- [Collected data]
□ □ □ □ □ □ □

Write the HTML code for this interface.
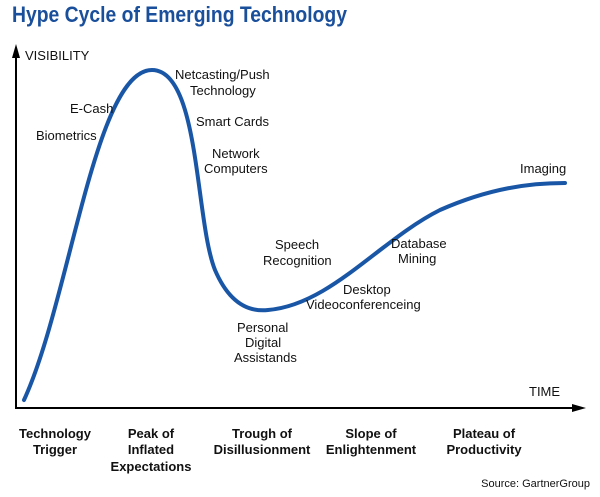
<!DOCTYPE html>
<html><head><style>
body{margin:0;background:#fff;}
svg text{font-family:"Liberation Sans",sans-serif;}
</style></head><body>
<svg width="600" height="492" viewBox="0 0 600 492" xmlns="http://www.w3.org/2000/svg">
<text x="12" y="22" font-size="22" font-weight="bold" fill="#1a4f9c" font-family="Liberation Sans Narrow, Liberation Sans, sans-serif" textLength="335" lengthAdjust="spacingAndGlyphs">Hype Cycle of Emerging Technology</text>
<line x1="16" y1="54" x2="16" y2="408" stroke="#000" stroke-width="2"/>
<polygon points="16,44 12,58 20,58" fill="#000"/>
<line x1="15" y1="408" x2="574" y2="408" stroke="#000" stroke-width="2"/>
<polygon points="586,408 572,404 572,412" fill="#000"/>
<text x="25" y="60" font-size="13" fill="#111">VISIBILITY</text>
<text x="529" y="396" font-size="13" fill="#111">TIME</text>
<path d="M24,400 C70,300 95,70 152,70 C200,70 195,220 215,270 C230,305 250,312 268,310 C330,305 380,240 440,210 C490,188 530,183 565,183" fill="none" stroke="#1a56a6" stroke-width="4" stroke-linecap="round"/>
<g font-size="13" fill="#111">
<text x="175" y="79">Netcasting/Push</text>
<text x="190" y="95">Technology</text>
<text x="70" y="113">E-Cash</text>
<text x="196" y="126">Smart Cards</text>
<text x="36" y="140">Biometrics</text>
<text x="212" y="158">Network</text>
<text x="204" y="173">Computers</text>
<text x="520" y="173">Imaging</text>
<text x="275" y="249">Speech</text>
<text x="263" y="265">Recognition</text>
<text x="391" y="248">Database</text>
<text x="398" y="263">Mining</text>
<text x="343" y="294">Desktop</text>
<text x="306" y="309">Videoconferenceing</text>
<text x="237" y="332">Personal</text>
<text x="245" y="347">Digital</text>
<text x="234" y="362">Assistands</text>
</g>
<g font-size="13" font-weight="bold" fill="#111" text-anchor="middle">
<text x="55" y="438">Technology</text>
<text x="55" y="454">Trigger</text>
<text x="151" y="438">Peak of</text>
<text x="151" y="454">Inflated</text>
<text x="151" y="471">Expectations</text>
<text x="262" y="438">Trough of</text>
<text x="262" y="454">Disillusionment</text>
<text x="371" y="438">Slope of</text>
<text x="371" y="454">Enlightenment</text>
<text x="484" y="438">Plateau of</text>
<text x="484" y="454">Productivity</text>
</g>
<text x="590" y="487" font-size="11" fill="#111" text-anchor="end">Source: GartnerGroup</text>
</svg>
</body></html>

□ □ □ □ □ □ □

- [Directions for this task]
Copy the data character for character, but drop all pictures from the copy.

- [Task output]
Write the HTML code for this interface.
<!DOCTYPE html>
<html><head><style>
body{margin:0;background:#fff;}
svg text{font-family:"Liberation Sans",sans-serif;}
</style></head><body>
<svg width="600" height="492" viewBox="0 0 600 492" xmlns="http://www.w3.org/2000/svg">
<text x="12" y="22" font-size="22" font-weight="bold" fill="#1a4f9c" font-family="Liberation Sans Narrow, Liberation Sans, sans-serif" textLength="335" lengthAdjust="spacingAndGlyphs">Hype Cycle of Emerging Technology</text>
<line x1="16" y1="54" x2="16" y2="408" stroke="#000" stroke-width="2"/>
<polygon points="16,44 12,58 20,58" fill="#000"/>
<line x1="15" y1="408" x2="574" y2="408" stroke="#000" stroke-width="2"/>
<polygon points="586,408 572,404 572,412" fill="#000"/>
<text x="25" y="60" font-size="13" fill="#111">VISIBILITY</text>
<text x="529" y="396" font-size="13" fill="#111">TIME</text>
<path d="M24,400 C70,300 95,70 152,70 C200,70 195,220 215,270 C230,305 250,312 268,310 C330,305 380,240 440,210 C490,188 530,183 565,183" fill="none" stroke="#1a56a6" stroke-width="4" stroke-linecap="round"/>
<g font-size="13" fill="#111">
<text x="175" y="79">Netcasting/Push</text>
<text x="190" y="95">Technology</text>
<text x="70" y="113">E-Cash</text>
<text x="196" y="126">Smart Cards</text>
<text x="36" y="140">Biometrics</text>
<text x="212" y="158">Network</text>
<text x="204" y="173">Computers</text>
<text x="520" y="173">Imaging</text>
<text x="275" y="249">Speech</text>
<text x="263" y="265">Recognition</text>
<text x="391" y="248">Database</text>
<text x="398" y="263">Mining</text>
<text x="343" y="294">Desktop</text>
<text x="306" y="309">Videoconferenceing</text>
<text x="237" y="332">Personal</text>
<text x="245" y="347">Digital</text>
<text x="234" y="362">Assistands</text>
</g>
<g font-size="13" font-weight="bold" fill="#111" text-anchor="middle">
<text x="55" y="438">Technology</text>
<text x="55" y="454">Trigger</text>
<text x="151" y="438">Peak of</text>
<text x="151" y="454">Inflated</text>
<text x="151" y="471">Expectations</text>
<text x="262" y="438">Trough of</text>
<text x="262" y="454">Disillusionment</text>
<text x="371" y="438">Slope of</text>
<text x="371" y="454">Enlightenment</text>
<text x="484" y="438">Plateau of</text>
<text x="484" y="454">Productivity</text>
</g>
<text x="590" y="487" font-size="11" fill="#111" text-anchor="end">Source: GartnerGroup</text>
</svg>
</body></html>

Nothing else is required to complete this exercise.